Liani Gwen Kotcher (aka Rektok Ross) (born May 1, 1980) is an American young-adult fiction writer, journalist, and entertainment host, best known for her contemporary romance novel Prodigal.Prodigal tells the story of a romance between two teenagers from different religious and economic backgrounds that find love in unexpected places. The novel reached number 1 on The Amazon Best Sellers List for its category in February 2013.

Ross is also a popular young-adult entertainment journalist with her own weekly column at The Examiner, an online magazine with over 20 million unique visitors in July 2010.

== Biography ==
Ross was born in a small town in South Florida. From a young age, her mother, an elementary school teacher, instilled in her a love of reading. Ross spent much of her childhood in public libraries and book stores. Later, she received her journalism degree from The University of Florida, where she graduated with honors, and her J.D. degree from The University of Miami, where she graduated magna cum laude. While still in law school, Ross completed an internship in the legal and business affairs department of Miramax Studios and has practiced entertainment law at a top international law firm. She left the firm in September 2018.

== Career ==
Ross is a young-adult author best known for her contemporary romance and inspiration novel Prodigal about two teenagers from different religious and economic backgrounds that fall in love against all odds. Prodigal reached number 1 on The Amazon Best Sellers List for its category in February 2013.

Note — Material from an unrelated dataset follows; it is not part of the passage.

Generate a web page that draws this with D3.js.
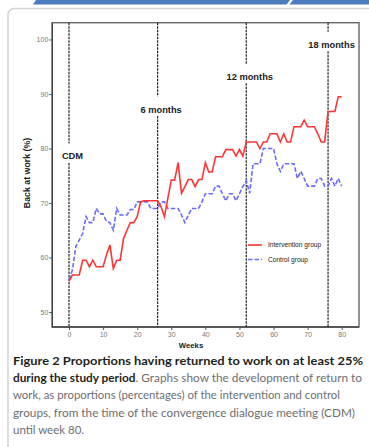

In addition to writing novels, Ross has also received acclaim for her screenplays. Ross's experiences at Miramax Studios later led Ross to writing, producing, and directing a comedy short — Weasels the Movie— with her brother. Weasels is the story of two lovable losers who finally find their niche as tabloid photographers, but first discover that tabloid photography is not as easy as it looks. Ross additionally voiced many of the characters for Weasels and the film screened in 2011 at the Boca Film Festival.

Ross is also a journalist covering young-adult book entertainment. Ross is the official Los Angeles journalist for young-adult entertainment for renowned national online magazine The Examiner, where she reports on news and trends in the Young Adult entertainment world. She has covered the red carpet and premiere circuit for numerous high-profile events and film festivals and has interviewed actors from television shows like The Vampire Diaries and Game of Thrones to book-to-film adaptations like Beautiful Creatures to musicians like Grammy award-winning band Train, to best selling authors such as Lauren Kate of the "Fallen" series.